3 February 2023 The Future is the Product of the Past

3000 years old wooden wishing well discovered in Germany

In the town of Germering, in the Germany state of Bavaria, archaeologists have unearthed the remains of a well-preserved Bronze Age wooden well filled with ritual deposits.

People may have sunk jewelry and ceramics as offerings in the special water spring, similar to how coins are still thrown into so-called wishing wells today, according to the archaeologists.

The area of ​​today’s town of Germering in Upper Bavaria was a settlement area early on. Numerous finds from prehistory and early history bear witness to this. Many new ones have been added since the beginning of 2021: In the run-up to construction work, numerous traces of settlements from the Bronze Age to the early Middle Ages were discovered on an excavation area of ​​around seven hectares.

This also includes the remains of wells that were used by people of different eras to supply water. But one of the wells discovered on the site differed significantly from the others, reports the Bavarian State Office for the Preservation of Monuments (BlfD).

Photo: Marcus Guckenbiehl

This wooden water point is dated to be more than 3000 years old and, at around five meters (16.4 feet), reached particularly deep into the ground compared to others.

“It is extremely rare for a well to survive more than 3,000 years so well. Its wooden walls have been completely preserved at the bottom and are still partly damp from the groundwater. This also explains the good condition of the finds made from organic materials, which are now being examined more closely. We hope this will provide us with more information about the everyday life of the settlers of the time,” adds Dr. Jochen Haberstroh, a responsible archaeologist at the Bavarian State Office for the Preservation of Monuments.

Medieval pottery from well fill. Photo: Marcus Guckenbiehl
Medieval pottery from well fill.

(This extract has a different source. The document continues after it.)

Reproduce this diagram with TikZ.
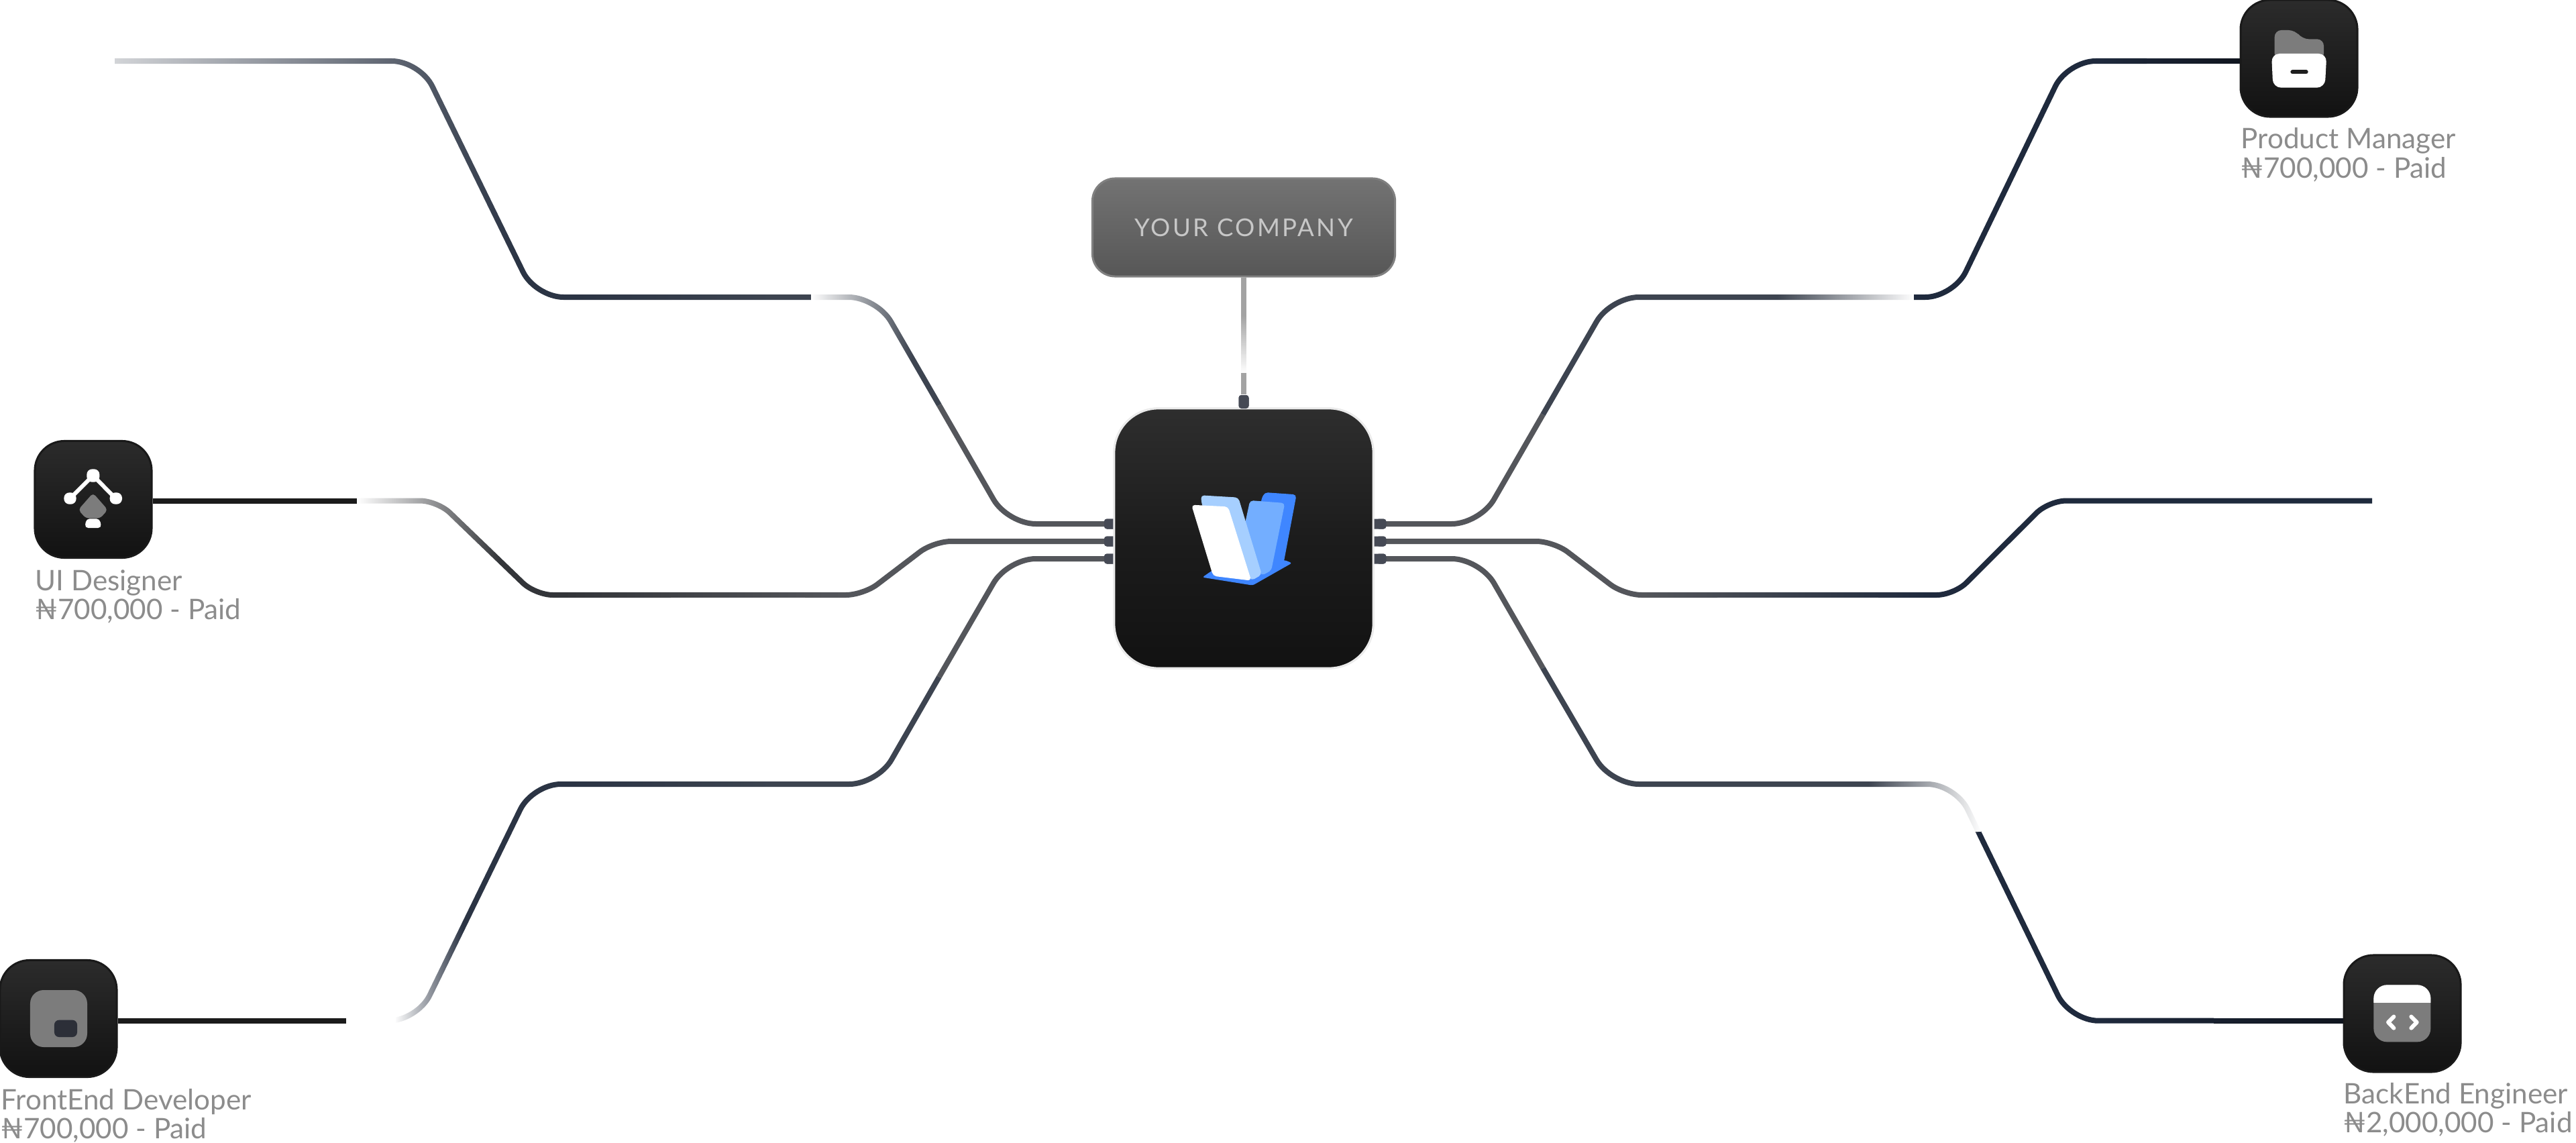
\documentclass[tikz,border=0pt]{standalone}
\usepackage{fontspec}
\setmainfont{Lato}
\usetikzlibrary{fadings,calc}
\definecolor{navy}{HTML}{1F2A3D}
\definecolor{navyd}{HTML}{10151F}
\definecolor{navym}{HTML}{2B3444}
\definecolor{slatec}{HTML}{3D4450}
\definecolor{grayw}{HTML}{54565B}
\definecolor{blackw}{HTML}{1B1B1B}
\definecolor{darkw}{HTML}{333539}
\definecolor{midw}{HTML}{44474D}
\definecolor{portc}{HTML}{464A55}
\definecolor{labelc}{HTML}{8C8C8C}
\definecolor{iconw}{HTML}{7C7C7C}
\definecolor{chipc}{HTML}{2C2F38}
\definecolor{lb}{HTML}{A6CFFF}
\definecolor{mb}{HTML}{73AEFF}
\definecolor{db}{HTML}{3F86FF}
\tikzfading[name=fadeToRight, left color=transparent!100, right color=transparent!0]
\tikzfading[name=fadeFromLeft, left color=transparent!0, right color=transparent!100]
\tikzfading[name=fadeLong, left color=transparent!20, right color=transparent!100]
\tikzfading[name=fadeDown, top color=transparent!100, bottom color=transparent!0]
% colour change along a straight horizontal stretch of a wire
\newcommand{\wireblend}[5]{\shade[left color=#4,right color=#5] (#1,#3-3.2) rectangle (#2,#3+3.2);}
\tikzset{
  wire/.style={line width=0.08cm, rounded corners=0.42cm},
  wiretight/.style={line width=0.08cm, rounded corners=0.26cm},
  wireflat/.style={line width=0.08cm},
  tile/.style={rectangle, inner sep=0pt, minimum width=1.74cm, minimum height=1.74cm, rounded corners=0.44cm,
    top color=black!83, bottom color=black!93, draw=black!90, line width=0.03cm},
  hub/.style={rectangle, inner sep=0pt, minimum width=3.86cm, minimum height=3.87cm, rounded corners=0.66cm,
    top color=black!82, bottom color=black!93, middle color=black!89, draw=black!8, line width=0.03cm},
  plug/.style={rectangle, inner sep=0pt, rounded corners=0.04cm, fill=portc},
  plugh/.style={plug, minimum width=0.22cm, minimum height=0.15cm},
  plugv/.style={plug, minimum width=0.15cm, minimum height=0.20cm},
  badge/.style={rectangle, inner sep=0pt, minimum width=4.51cm, minimum height=1.46cm, rounded corners=0.34cm,
    top color=black!55, bottom color=black!66, draw=black!50, line width=0.03cm, text=black!22,
    font=\fontsize{10.4pt}{12pt}\selectfont\addfontfeatures{LetterSpace=9}},
  caption/.style={inner sep=0pt, anchor=base west, align=left, text=labelc,
    font=\fontsize{12pt}{12.23pt}\selectfont},
}
\begin{document}
\begin{tikzpicture}[x=0.01cm,y=-0.01cm]
\useasboundingbox (0,0) rectangle (3840,1703);
\fill[white] (0,0) rectangle (3840,1703);

% named points
\coordinate (ltfree) at (171,91);
\coordinate (lt1) at (626,91);   \coordinate (lt2) at (798,443);
\coordinate (lts) at (1000,443); \coordinate (lt3) at (1307,443);
\coordinate (ltm) at (1400,604); \coordinate (lt4) at (1502,781);
\coordinate (lm0) at (532,746.5); \coordinate (lm1) at (652,746.5); \coordinate (lm2) at (798,887);
\coordinate (lms) at (1000,887);  \coordinate (lmt) at (1200,887);
\coordinate (lm3) at (1287,887);  \coordinate (lm4) at (1392,807);
\coordinate (ll0) at (516,1521.7); \coordinate (ll1) at (622,1521.7); \coordinate (ll2) at (794,1169);
\coordinate (lls) at (1000,1169);  \coordinate (ll3) at (1308,1169);
\coordinate (llm) at (1400,1009);  \coordinate (ll4) at (1502,833);
\coordinate (rt1) at (2206,781); \coordinate (rtm) at (2300,618); \coordinate (rt2) at (2401,443);
\coordinate (rt3) at (2853,443); \coordinate (rt4) at (2912,443); \coordinate (rt5) at (3082,91);
\coordinate (rts) at (3200,91);
\coordinate (rm1) at (2316,807); \coordinate (rm2) at (2421,887); \coordinate (rm3) at (2560,887);
\coordinate (rm4) at (2800,887); \coordinate (rm5) at (2913,887); \coordinate (rm6) at (3054,746.5);
\coordinate (rmfree) at (3536,746.5);
\coordinate (rl1) at (2206,833); \coordinate (rlm) at (2300,996); \coordinate (rl2) at (2401,1169);
\coordinate (rls) at (2700,1169); \coordinate (rl3) at (2915,1169); \coordinate (rl4) at (2949,1240);
\coordinate (rl5) at (3086,1521.7); \coordinate (rlt) at (3300,1521.7);

% nodes
\node[hub] (hub) at (1854,802.5) {};
\node[badge] (co) at (1854,339) {YOUR COMPANY};
\node[tile] (pm) at (3427,87) {};
\node[tile] (ui) at (139,744.5) {};
\node[tile] (fe) at (87,1518.5) {};
\node[tile] (be) at (3581,1511) {};
\node[plugh] (pl1) at (1657,781) {};
\node[plugh] (pl2) at (1657,807) {};
\node[plugh] (pl3) at (1657,833) {};
\node[plugh] (pr1) at (2055,781) {};
\node[plugh] (pr2) at (2055,807) {};
\node[plugh] (pr3) at (2055,833) {};
\node[plugv] (pt) at (1854,599) {};

% connectors
\draw[wire,color=navym] (ltfree) -- (lt1) -- (lt2) -- (lts);
\draw[wire,color=slatec] (lts) -- (lt3) -- (ltm);
\draw[wire,color=grayw] (ltm) -- (lt4) -- (pl1.center);
\wireblend{860}{1150}{443}{navym}{slatec}

\draw[wireflat,color=blackw] (ui.east |- lm0) -- (lm0);
\draw[wiretight,color=darkw] (lm0) -- (lm1) -- (lm2) -- (lms);
\draw[wireflat,color=midw] (lms) -- (lmt);
\draw[wiretight,color=grayw] (lmt) -- (lm3) -- (lm4) -- (pl2.center);
\wireblend{840}{1255}{887}{darkw}{grayw}

\draw[wireflat,color=blackw] (fe.east |- ll0) -- (ll0);
\draw[wire,color=navym] (ll0) -- (ll1) -- (ll2) -- (lls);
\draw[wire,color=slatec] (lls) -- (ll3) -- (llm);
\draw[wire,color=grayw] (llm) -- (ll4) -- (pl3.center);
\wireblend{850}{1150}{1169}{navym}{slatec}

\draw[wire,color=grayw] (pr1.center) -- (rt1) -- (rtm);
\draw[wire,color=slatec] (rtm) -- (rt2) -- (rt3);
\draw[wire,color=navy] (rt3) -- (rt4) -- (rt5) -- (rts);
\draw[wireflat,color=navyd] (rts) -- (pm.west |- rts);
\wireblend{3130}{3338}{91}{navy}{navyd}

\draw[wiretight,color=grayw] (pr2.center) -- (rm1) -- (rm2) -- (rm3);
\draw[wireflat,color=slatec] (rm3) -- (rm4);
\draw[wiretight,color=navy] (rm4) -- (rm5) -- (rm6) -- (rmfree);
\wireblend{2450}{2880}{887}{grayw}{navy}

\draw[wire,color=grayw] (pr3.center) -- (rl1) -- (rlm);
\draw[wire,color=slatec] (rlm) -- (rl2) -- (rls);
\draw[wire,color=slatec] (rls) -- (rl3) -- (rl4);
\draw[wire,color=navy] (rl4) -- (rl5) -- (rlt);
\draw[wireflat,color=navyd] (rlt) -- (be.west |- rlt);
\wireblend{3130}{3491}{1521.7}{navy}{navyd}

\draw[wireflat,color=black!36] (co.south) -- (pt.north);

% fades along the connectors
\fill[white,path fading=fadeLong] (165,70) rectangle (770,400);
\fill[white,path fading=fadeFromLeft] (1209,420) rectangle (1360,560);
\fill[white,path fading=fadeFromLeft] (532,725) rectangle (745,850);
\fill[white] (516,1500) rectangle (590,1545);
\fill[white,path fading=fadeFromLeft] (588,1370) rectangle (690,1545);
\fill[white,path fading=fadeToRight] (2650,420) rectangle (2853,465);
\fill[white,path fading=fadeToRight] (2785,1150) rectangle (2953,1240);
\fill[white,path fading=fadeDown] (1840,470) rectangle (1868,556);

% redraw node bodies above the wire ends
\node[plugh] at (pl1) {}; \node[plugh] at (pl2) {}; \node[plugh] at (pl3) {};
\node[hub] at (hub) {};
\node[plugh,minimum width=0.15cm] at (2059,781) {};
\node[plugh,minimum width=0.15cm] at (2059,807) {};
\node[plugh,minimum width=0.15cm] at (2059,833) {};
\node[plugv] at (pt) {};

% logo
\begin{scope}[shift={(1640,700)},scale=1/3]
  \fill[db,rounded corners=0.03cm] (457,482) -- (500,452) -- (825,405) -- (858,418) -- (682,518) -- cycle;
  \fill[db,rounded corners=0.05cm] (718,140) -- (735,102) -- (878,112) -- (820,420) -- (760,455) -- cycle;
  \fill[mb,rounded corners=0.05cm] (648,240) -- (670,138) -- (826,150) -- (765,452) -- (720,475) -- cycle;
  \fill[lb,rounded corners=0.05cm] (455,160) -- (450,115) -- (618,125) -- (723,470) -- (676,497) -- cycle;
  \fill[white,rounded corners=0.05cm] (408,158) -- (572,166) -- (676,497) -- (505,476) -- cycle;
\end{scope}

% product manager icon
\begin{scope}[shift={(3300,0)},scale=1/3]
  \fill[iconw,rounded corners=0.1cm] (272,270) -- (272,135) -- (365,135) -- (395,175) -- (492,175) -- (492,270) -- cycle;
  \fill[white,rounded corners=0.12cm] (258,240) -- (505,240) -- (497,392) -- (265,392) -- cycle;
  \draw[black!88,line width=0.06cm,line cap=round] (352,322) -- (413,322);
\end{scope}

% ui designer icon
\begin{scope}[shift={(0,640)},scale=1/3]
  \draw[white,line width=0.06cm] (313,310) -- (416,207) -- (518,310);
  \fill[white,rounded corners=0.08cm] (388,178) rectangle (445,236);
  \fill[white,rounded corners=0.08cm] (286,283) rectangle (341,335);
  \fill[white,rounded corners=0.08cm] (491,283) rectangle (546,335);
  \fill[iconw,rounded corners=0.05cm] (416,285) -- (482,360) -- (448,398) -- (384,398) -- (350,360) -- cycle;
  \fill[white,rounded corners=0.05cm] (386,400) -- (446,400) -- (454,441) -- (379,441) -- cycle;
\end{scope}

% frontend icon
\begin{scope}[shift={(0,1410)},scale=1/3]
  \fill[iconw,rounded corners=0.2cm] (135,198) rectangle (390,453);
  \fill[chipc,rounded corners=0.07cm] (243,332) rectangle (345,408);
\end{scope}

% backend icon
\begin{scope}[shift={(3440,1400)},scale=1/3]
  \fill[iconw,rounded corners=0.2cm] (295,205) rectangle (550,460);
  \begin{scope}
    \clip (295,205) rectangle (550,283);
    \fill[white,rounded corners=0.2cm] (295,205) rectangle (550,460);
  \end{scope}
  \draw[white,line width=0.06cm,line cap=round,line join=round] (385,347) -- (360,372) -- (385,398);
  \draw[white,line width=0.06cm,line cap=round,line join=round] (463,347) -- (488,372) -- (463,398);
\end{scope}

% captions
\node[caption] (pmt) at (3340,265) {Product Manager\\₦700,000 - Paid};
\node[caption] (uit) at (52,923) {UI Designer\\₦700,000 - Paid};
\node[caption] (fet) at (1,1697) {FrontEnd Developer\\₦700,000 - Paid};
\node[caption] (bet) at (3493,1688) {BackEnd Engineer\\₦2,000,000 - Paid};
\end{tikzpicture}
\end{document}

Photo: Marcus Guckenbiehl

The team of archaeologists discovered in what was once the base of the fountain: 26 bronze clothing pins, a bracelet, two metal spirals, a mounted animal tooth, amber beads and more than 70 ceramic vessels. The archaeologists emphasize that this filling makes this well fundamentally different from the others on the excavation site.

These expensive items, which were typically discovered in Middle Bronze Age graves, were not items for everyday use (1800-1200 B.C.). The state they were in when discovered at the bottom of the well suggests they were carefully lowered into the water rather than dropped or thrown.

“Even today, fountains have something magical about them for many people. They drop coins in the hope that their wishes will be granted. We cannot exactly explain what motives our ancestors 3000 years ago made to offer jewelry and other valuable gifts. But it can be assumed that they were intended as sacrifices for a good harvest,” explains Mathias Pfeil from the BlfD.

Among other things, the archaeologists discovered numerous bronze clothing pins at the bottom of the well. © Marcus Guckenbiehl
Among other things, the archaeologists discovered numerous bronze clothing pins at the bottom of the well. © Marcus Guckenbiehl

There may also be a clue in the unusual features of the well: “The depth of this well shows that it was used at a time when the groundwater level had dropped considerably, which indicates a long drought and certainly poor harvest yields. One can possibly see a reason why the people who lived here at that time sacrificed part of their possessions to their gods in this well,” says Marcus Guckenbiehl, city archaeologist and archivist of Germering.

Archaeologists have been working in advance of construction work for a letter distribution center on the site where the well has now been discovered since the beginning of 2021. The excavations are among the largest area excavations in Bavaria this year. In the meantime, scientists have documented approximately 13,500 archaeological finds, primarily from the Bronze Age and early Middle Ages. Some of the discoveries are currently being examined and conserved at the Bavarian State Office for Monument Preservation.